Tonight in particular, I am feeling super annoyed and even frustrated with myself that I can’t feel satisfied as the homebody I long to be. Such a large piece of me desperately wants to be content with evenings on the couch, home cooked meals and the monotonous lifestyle that comes with coupledom. Basically I want to be satisfied with the majority of my former, married, life.
This idea was really brought to the surface of my psyche by an event I attended tonight with my good friend J* who has been with her significant other f0r many years now. While she is my age (mid twenties), it was evident that her calm, cool maturity is so much greater than mine. Whereas our other girlfriend and I were very excited for the wine tasting–I mean it was all you can
drink taste for $10!–J* cooly sipped her one glass all evening long. I could see the bored look in J*’s eyes as she scanned the room and counted down the hours until she could go home to her pjs and hubby. Then I realized, that in more ways than not, I had been living that exact same life just a year ago. The life that less than a year ago, I walked away from with more conviction and speed than Lindsay Lohan does toward her next DWI. Yet, here I was, in my wine induced stupor, clearly envious of J and her simplistic and satisfied life as a married woman.

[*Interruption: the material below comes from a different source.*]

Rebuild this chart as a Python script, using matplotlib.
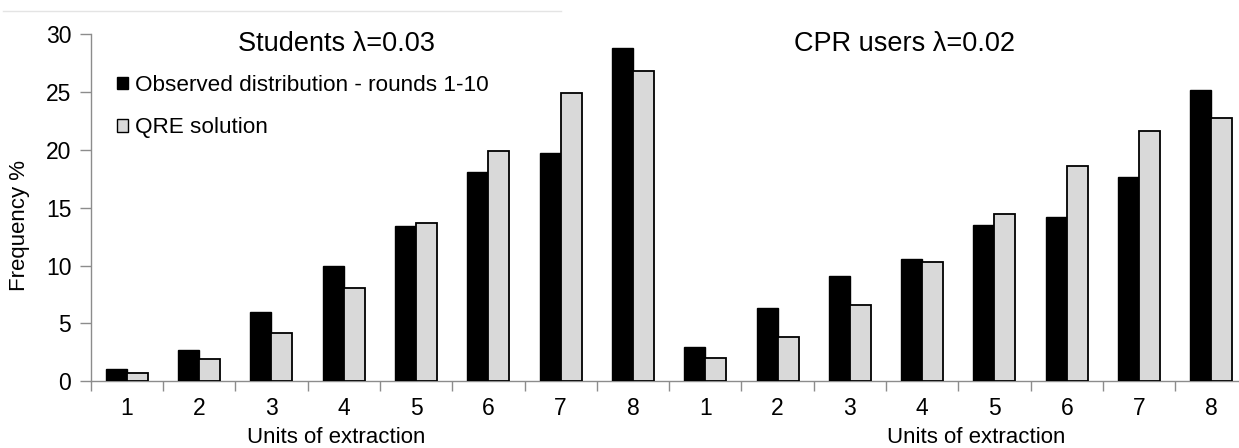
import matplotlib
matplotlib.use("Agg")
import matplotlib.pyplot as plt
from matplotlib.patches import Patch
from matplotlib.lines import Line2D
import numpy as np

plt.rcParams['font.family'] = ['Liberation Sans', 'DejaVu Sans']

# Units of extraction shown in each panel
units = [1, 2, 3, 4, 5, 6, 7, 8]

# Frequency (%) of each choice
students_observed = [1.1, 2.7, 6.0, 10.0, 13.4, 18.1, 19.7, 28.8]
students_qre = [0.7, 1.9, 4.2, 8.1, 13.7, 19.9, 24.9, 26.8]
cpr_observed = [3.0, 6.3, 9.1, 10.6, 13.5, 14.2, 17.7, 25.2]
cpr_qre = [2.0, 3.8, 6.6, 10.3, 14.5, 18.6, 21.6, 22.8]

group_titles = ["Students \u03bb=0.03", "CPR users \u03bb=0.02"]
series_labels = ["Observed distribution - rounds 1-10", "QRE solution"]
x_label = "Units of extraction"
y_label = "Frequency %"

observed = students_observed + cpr_observed
qre = students_qre + cpr_qre
tick_labels = [str(u) for u in units] * 2

W, H = 1239, 448
fig = plt.figure(figsize=(W / 100, H / 100), dpi=100)

left_px, right_px = 90.7, 1247.5
top_px, bottom_px = 34.3, 381.3
ax = fig.add_axes([left_px / W, 1 - bottom_px / H,
                   (right_px - left_px) / W, (bottom_px - top_px) / H])

n = len(observed)
x = np.arange(n) + 0.5
bw = 0.29
ax.bar(x - bw / 2, observed, width=bw, color="black", edgecolor="black",
       linewidth=1.0, zorder=3)
ax.bar(x + bw / 2, qre, width=bw, color="#d9d9d9", edgecolor="black",
       linewidth=1.3, zorder=3)

ax.set_xlim(0, n)
ax.set_ylim(0, 30)
ax.set_yticks(range(0, 31, 5))

ax.set_xticks(np.arange(0, n + 1))
ax.set_xticklabels([])
ax.set_xticks(x, minor=True)
ax.set_xticklabels(tick_labels, minor=True)
ax.tick_params(axis="x", which="major", length=7, width=1, color="#8c8c8c",
               direction="out")
ax.tick_params(axis="x", which="minor", length=0, pad=11, labelsize=16.5)
ax.tick_params(axis="y", length=8, width=1, color="#8c8c8c", pad=6,
               labelsize=16.5, direction="out")

for side in ["top", "right"]:
    ax.spines[side].set_visible(False)
for side in ["left", "bottom"]:
    ax.spines[side].set_color("#8c8c8c")
    ax.spines[side].set_linewidth(1)

# Panel titles
fig.text(337 / W, 1 - 50.7 / H, group_titles[0], ha="center", va="baseline",
         fontsize=19.5)
fig.text(905 / W, 1 - 50.7 / H, group_titles[1], ha="center", va="baseline",
         fontsize=19.5)

# Axis labels
fig.text(336 / W, 1 - 437 / H, x_label, ha="center", va="center", fontsize=16)
fig.text(976 / W, 1 - 437 / H, x_label, ha="center", va="center", fontsize=16)
fig.text(20 / W, 1 - 225 / H, y_label, ha="center", va="center",
         rotation=90, fontsize=16)

# Legend with square swatches
handles = [Patch(facecolor="black", edgecolor="black", linewidth=1.0),
           Patch(facecolor="#d9d9d9", edgecolor="black", linewidth=1.0)]
fig.legend(handles, series_labels, loc="upper left",
           bbox_to_anchor=(117 / W, 1 - 75 / H), frameon=False, fontsize=16.2,
           handlelength=0.5, handleheight=0.5, handletextpad=0.3,
           labelspacing=0.95, borderpad=0, borderaxespad=0)

# Thin rule along the top
fig.add_artist(Line2D([3 / W, 561 / W], [1 - 10.7 / H, 1 - 10.7 / H],
                      color="#e4e4e4", linewidth=1, transform=fig.transFigure))

fig.savefig("out.png", dpi=100)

So. Here I am. Gone with the old, married, life. But now also in a new relationship. And totally confused. It’s been a solid four months with the new man and I am already antsy with him and our lifestyle. The routine. The obligation. The effort. I already am finding myself (subconsciously) looking at other men as new and potentially better, options, if not just simply as sex objects (hey! women do it too!), all while simultaneously vying for the freedom that comes with singlehood.
How horrible am I? And to what end is this thought pattern? My new squeeze is practically all I could ever ask for in a guy, but here I am. Not satisfied. Looking for more. Wondering what’s on the other side. Craving more time to myself with no restrictions. Being totally honest with myself, means admitting that, right now, I don’t want to worry about a partner, worry about behaving, worry about the future.
This is all fine and good, but it brings forth my biggest question and concern of all--when will I get over this? When will I grow up and evolve enough to be capable of/welcome all that comes with a real relationship? The worrying and caring about someone else; about how my actions affect that one other special person in my life.
Am I even capable of truly loving another?Am I even human?
Where does immaturity end and innate cold heartedness begin?
Why am I so difficult and angry and are they are inherent parts of my personality rather than situational?
Sometimes it feels like this is all part and parcel of growing up. Then, other times, it feels like this is simply selfishness or maybe even a hint of mental illness???
The sad part is, only time will tell. I am in such a mixed up stpot and ambiguous place in my life that there is no way of knowing. Everyone copes with divorce and growing up differently. It wont be until years from now if/when I am stuck in the same spot; same rut; same mental space, that I am now, that we will have to officially call in the professionals.